Established by formal GBIF members, each Participant node coordinates a network of people and institutions that work together to deliver biodiversity information

A GBIF Participant node is a team designated by a Participant to coordinate a network of people and institutions that produce, manage and use biodiversity, collectively building an infrastructure for delivering biodiversity information. They are supported by organizational arrangements and informatics solutions, working to improve the availability and usefulness of biodiversity data for research, policy and decision-making. For countries, these networks aresometimes referred to as a biodiversity information facility.
GBIF Memorandum of Understanding (MOU)

As a formal member of GBIF, signatory countries and organizations agree to establish a coordinated effort that supports open access and use of biodiversity data, advances scientific research and promotes technological and sustainable development. These coordination points, or nodes, are typically placed within existing biodiversity-related institutions in a country or organization.

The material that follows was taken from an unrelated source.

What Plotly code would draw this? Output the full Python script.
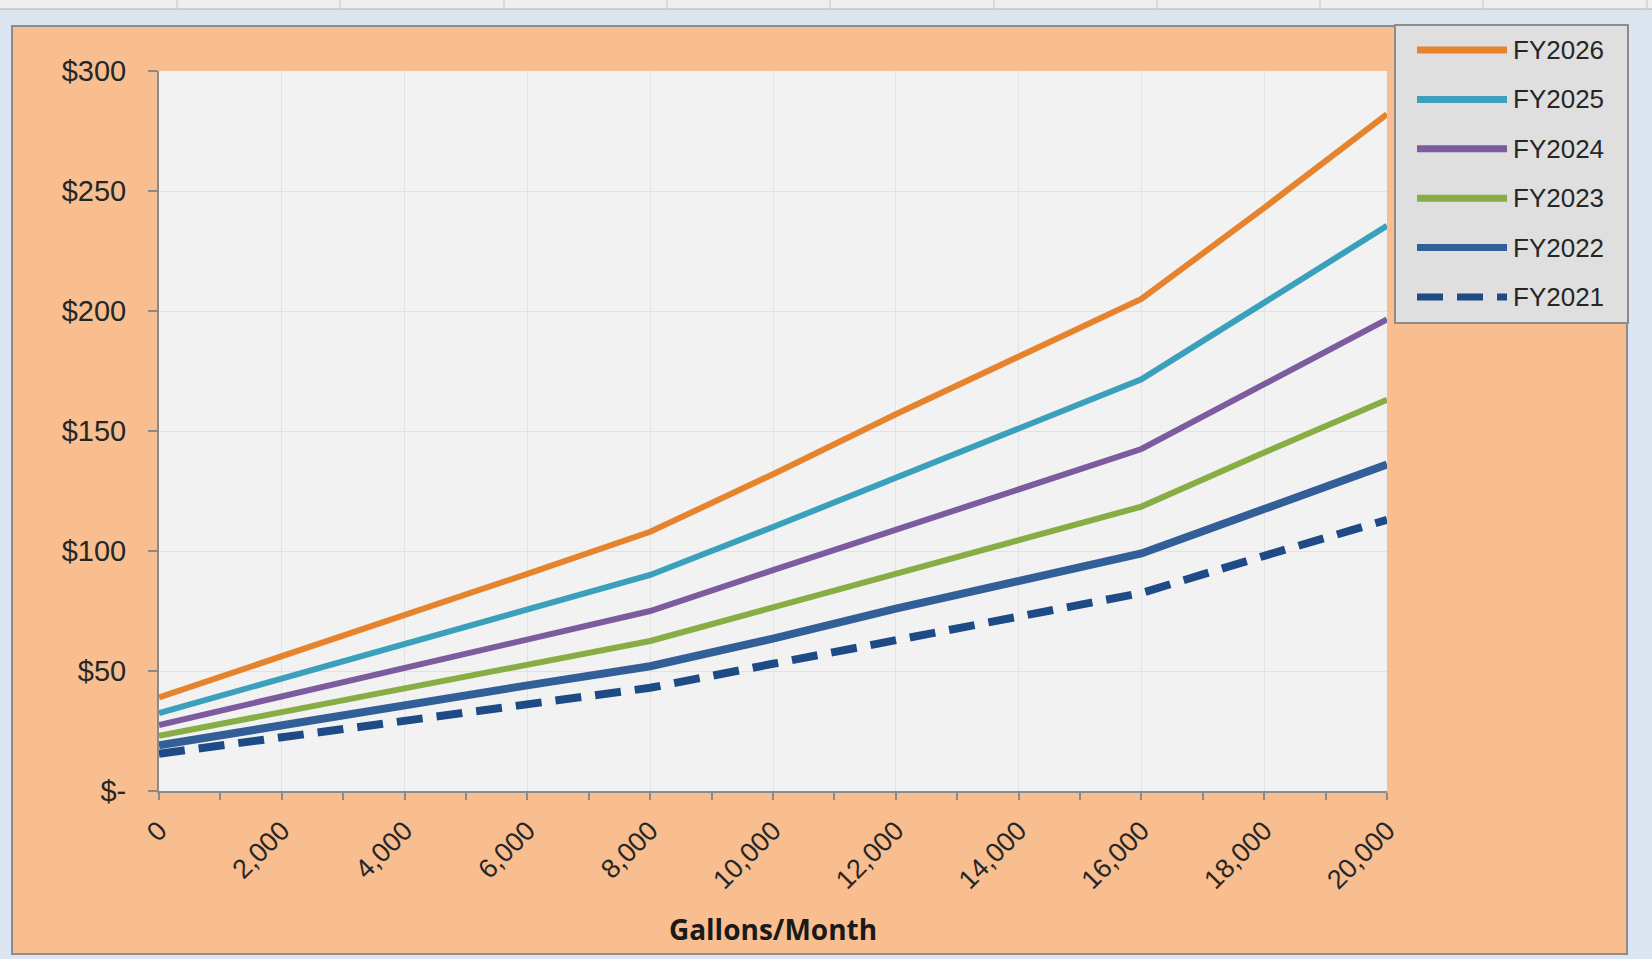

Nodes have four primary functions:

  • Coordinating a community of initiatives relating to biodiversity, including connections across GBIF’s international network
  • Promoting and supporting the mobilization of biodiversity data from the country’s institutions or the organization’s geographic, thematic or other interests
  • Encouraging the reuse of the available data to support biodiversity-related science and support decision-making for sustainable development
  • Providing expertise on biodiversity data management and improving data quality to support users’ needs

Nodes are thus knowledge hubs for both biodiversity data and broader GBIF-related activities. They not only guide stakeholders to relevant sources of biodiversity information but also to such things as:

  • Policies relating to biodiversity and open access
  • Expertise on how to run digitization programmes, to organize data management and to implement data quality practices
  • Individual experts in different aspects of biodiversity
  • Broader information about the landscape of biodiversity initiatives

Most nodes also develop a collaborative framework of policies, agreements, community norms and standards, which are adopted by their stakeholders to guide the publication, management and use of biodiversity data.

Details, including contact information, for the nodes maintained by each of our national organizational members are listed on the country page’s ‘Participation’ tab (e.g. Spain) and on main organizational participant pages (e.g. Plazi).

People make nodes work

When a member joins GBIF, the signatory designates a node manager to lead its operations and activities to coordinate mobilization and use of open-access biodiversity data. The node manager also represents the member on the GBIF Participant Node Managers Committee. Nodes have varying numbers of staff who contribute to fulfilling these efforts. The availability and performance of the technical infrastructure maintained by any node relies on its people.

The governance structure of each Participant node varies but often takes the form of a board or steering committee. This configuration enables data holders, users and other stakeholders to take collective decisions concerning the publishing and reuse of biodiversity data while providing the node with priorities and guidance on the implementation of its work.

Participant Nodes have the role of connecting the needs and interests of stakeholders like data holders, biodiversity knowledge experts, data users, and decision-makers, enabling them to contribute to and benefit from participation in the GBIF network.